0

I have several hadoop jobs which I run on EMR. A few of those jobs need to process the log files. The log files are huge ~3GB each in .gz format. The logs are stored on S3.

Presently, I use m1.xlarge for processing, it takes around 3hours just to copy the log file from S3 to HDFS. Here, the bottleneck is reading from S3 or writing to HDFS?

What I was planning is to use the new SSD based hi1.4xlarge as it has fast I/O, rather than m1.xlarge. But will it help in reducing the cost?

But the cost of hi1.4xlarge much more than m1.xlarge.

m1.xlarge - 8 EC2 compute units @ 0.614$ each = 4.912 $ /hour h1.4xlarge - 35 EC2 compute units @ 3.1$ each = 108.5 $ /hour

The price increase is around 23X. Will I get that much performance improvement? Consider my hadoop job to be high I/O bound.
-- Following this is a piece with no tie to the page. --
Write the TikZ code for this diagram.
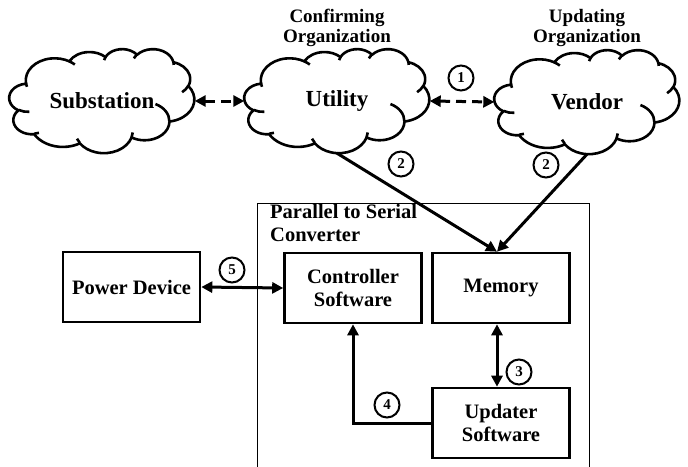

I cannot test it myself by launching a hi1.4xlarge instance so asking it here on StackOverflow. Does anyone have any benchmarks comparing both the instance types? Google didn't help.

Regards.

Kartikeya Sinha
  • 508
  • 1
  • 5
  • 20

1 Answers1

1
  1. I do not think that SSD Instances are good choice since their value is in high random IO, while in Hadoop we need sequential IO.
  2. During copy from s3 to HDFS s3 is a bottleneck almost for sure.
  3. In order to save money I would suggest to try smaller instances to balance IO and CPU
  4. Are you using DISTCP to copy data from s3 to HDFS (just to check...)
  5. If you process logs once per cluster lifetime - you can process right from s3 and avoid copy to HDFS.
David Gruzman
  • 7,900
  • 1
  • 28
  • 30